Can Circle Offset Revenue Losses with Growth?

Circle would need to expand its USDC supply by 44% (from $64 billion) to compensate for lower Treasury yields. However, USDC’s adoption growth has slowed since April 2025, making this a tough sell. To diversify, Circle recently launched the Circle Payments Network (CPN), enabling real-time cross-border transactions using regulated stablecoins. Will this be enough? Only time will tell—but for now, the pressure’s on.

Why Is Tether’s Strategy More Resilient?

Tether (USDT) has taken a different approach. In June 2025, it slashed its Treasury bond holdings by 90%, shifting into Bitcoin, gold, and private equity. This move insulates USDT from rate fluctuations, though it introduces new risks. The payoff? Tether reported $2.6 billion in unrealized gains from Bitcoin and gold alone—far outpacing Circle’s performance.

What Does This Mean for Stablecoin Investors?

For USDC holders, the key question is stability. If Circle’s revenue drops, will it maintain its 1:1 dollar peg? Tether’s diversification looks savvy, but crypto volatility adds uncertainty.

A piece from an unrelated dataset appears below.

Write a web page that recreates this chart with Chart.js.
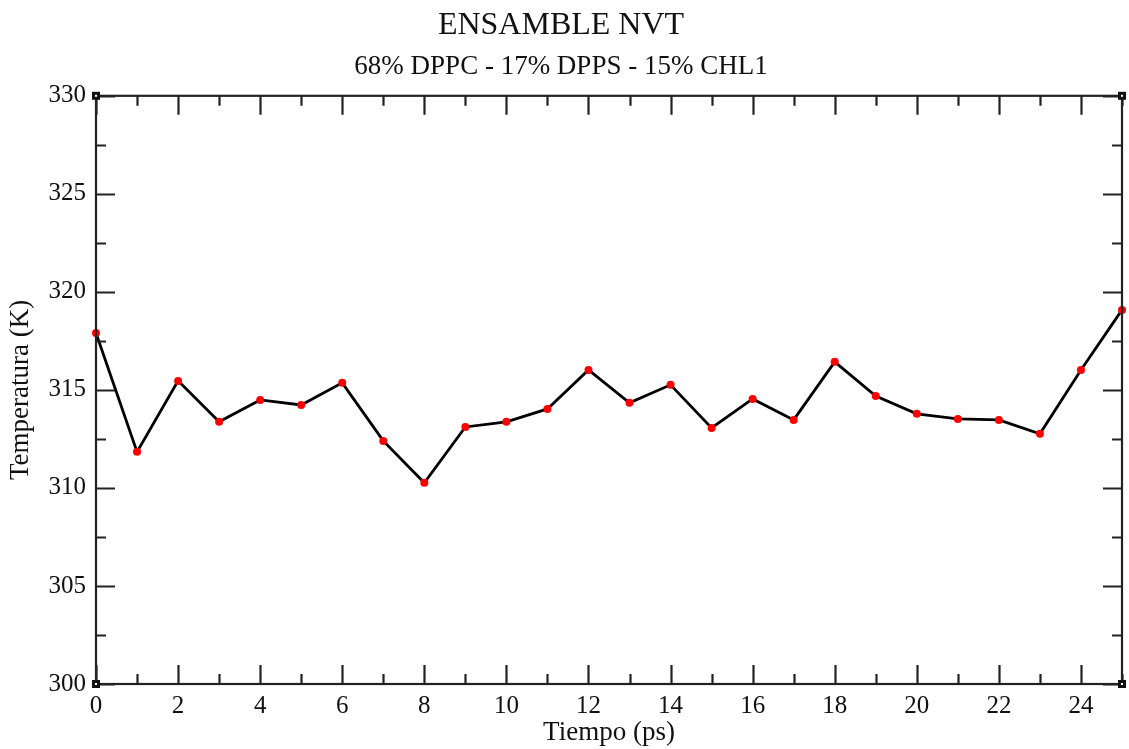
<!DOCTYPE html>
<html>
<head>
<meta charset="utf-8">
<script src="https://cdn.jsdelivr.net/npm/chart.js@4"></script>
<style>
  html, body { margin: 0; padding: 0; background: #fff; }
  #wrap { width: 1129px; height: 749px; }
</style>
</head>
<body>
<div id="wrap"><canvas id="nvt"></canvas></div>
<script>
// Temperature over time
const tiempo = [0, 1, 2, 3, 4, 5, 6, 7, 8, 9, 10, 11, 12, 13, 14, 15, 16, 17, 18, 19, 20, 21, 22, 23, 24, 25];
const temperatura = [317.9, 311.84, 315.46, 313.37, 314.49, 314.23, 315.36, 312.4, 310.26, 313.11, 313.37, 314.03,
  316.02, 314.34, 315.26, 313.06, 314.54, 313.47, 316.43, 314.69, 313.78, 313.52, 313.47, 312.76, 316.02, 319.08];
const xRange = [0, 25];
const yRange = [300, 330];

const serif = "'Liberation Serif', 'DejaVu Serif', serif";

// grace-style frame with inward ticks on all four sides
const frameTicks = {
  id: 'frameTicks',
  afterDraw(chart) {
    const { ctx, chartArea: a, scales } = chart;
    ctx.save();
    ctx.strokeStyle = '#222';
    ctx.lineWidth = 2.2;
    ctx.strokeRect(a.left, a.top, a.right - a.left, a.bottom - a.top);

    scales.x.ticks.forEach(t => {
      const px = Math.round(scales.x.getPixelForValue(t.value)) + 0.5;
      const len = t.value % 2 === 0 ? 19 : 10;
      ctx.beginPath();
      ctx.moveTo(px, a.bottom); ctx.lineTo(px, a.bottom - len);
      ctx.moveTo(px, a.top); ctx.lineTo(px, a.top + len);
      ctx.stroke();
    });
    scales.y.ticks.forEach(t => {
      const py = Math.round(scales.y.getPixelForValue(t.value)) + 0.5;
      const len = t.value % 5 === 0 ? 19 : 10;
      ctx.beginPath();
      ctx.moveTo(a.left, py); ctx.lineTo(a.left + len, py);
      ctx.moveTo(a.right, py); ctx.lineTo(a.right - len, py);
      ctx.stroke();
    });

    // little corner squares
    const corners = [[a.left, a.top], [a.right, a.top], [a.left, a.bottom], [a.right, a.bottom]];
    ctx.fillStyle = '#111';
    corners.forEach(([cx, cy]) => ctx.fillRect(cx - 4, cy - 4, 8, 8));
    ctx.fillStyle = '#fff';
    corners.forEach(([cx, cy]) => ctx.fillRect(cx - 1, cy - 1, 2, 2));
    ctx.restore();
  }
};

new Chart(document.getElementById('nvt'), {
  type: 'line',
  data: {
    datasets: [{
      data: tiempo.map((t, i) => ({ x: t, y: temperatura[i] })),
      borderColor: '#000',
      borderWidth: 2.8,
      pointBackgroundColor: '#ff0000',
      pointBorderWidth: 0,
      pointRadius: 4,
      tension: 0,
      clip: false
    }]
  },
  options: {
    responsive: true,
    maintainAspectRatio: false,
    animation: false,
    layout: { padding: { left: 0, right: 7, top: 0, bottom: 0 } },
    plugins: {
      legend: { display: false },
      tooltip: { enabled: false },
      title: {
        display: true,
        text: 'ENSAMBLE NVT',
        color: '#111',
        font: { family: serif, size: 32, weight: 'normal' },
        padding: { top: 6, bottom: 6 }
      },
      subtitle: {
        display: true,
        text: '68% DPPC - 17% DPPS - 15% CHL1',
        color: '#111',
        font: { family: serif, size: 27, weight: 'normal' },
        padding: { top: 0, bottom: 13 }
      }
    },
    scales: {
      x: {
        type: 'linear',
        min: xRange[0],
        max: xRange[1],
        afterFit: s => { s.height = 65; },
        grid: { display: false, drawTicks: false },
        border: { display: false },
        ticks: {
          stepSize: 1,
          autoSkip: false,
          maxRotation: 0,
          padding: 7,
          color: '#111',
          font: { family: serif, size: 25 },
          callback: v => (v % 2 === 0 ? v : '')
        },
        title: {
          display: true,
          text: 'Tiempo (ps)',
          color: '#111',
          font: { family: serif, size: 27 },
          padding: { top: 0, bottom: 0 }
        }
      },
      y: {
        min: yRange[0],
        max: yRange[1],
        afterFit: s => { s.width = 96; },
        grid: { display: false, drawTicks: false },
        border: { display: false },
        ticks: {
          stepSize: 2.5,
          autoSkip: false,
          padding: 10,
          color: '#111',
          font: { family: serif, size: 25 },
          callback: v => (v % 5 === 0 ? v : '')
        },
        title: {
          display: true,
          text: 'Temperatura (K)',
          color: '#111',
          font: { family: serif, size: 27 },
          padding: { top: 5, bottom: 0 }
        }
      }
    }
  },
  plugins: [frameTicks]
});
</script>
</body>
</html>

Investors should weigh these risks carefully—especially with rate cuts looming.

FAQs

How would Fed rate cuts affect Circle’s revenue?

A 100-basis-point reduction could slash Circle’s income by 23%, as its earnings depend heavily on Treasury yields.

Why is Tether less exposed to rate cuts?

Tether holds Bitcoin, gold, and equities alongside Treasuries, reducing its reliance on interest income.

Is USDC still safe if Circle’s revenue declines?

Circle claims its reserves fully back USDC, but prolonged revenue drops could strain its operations.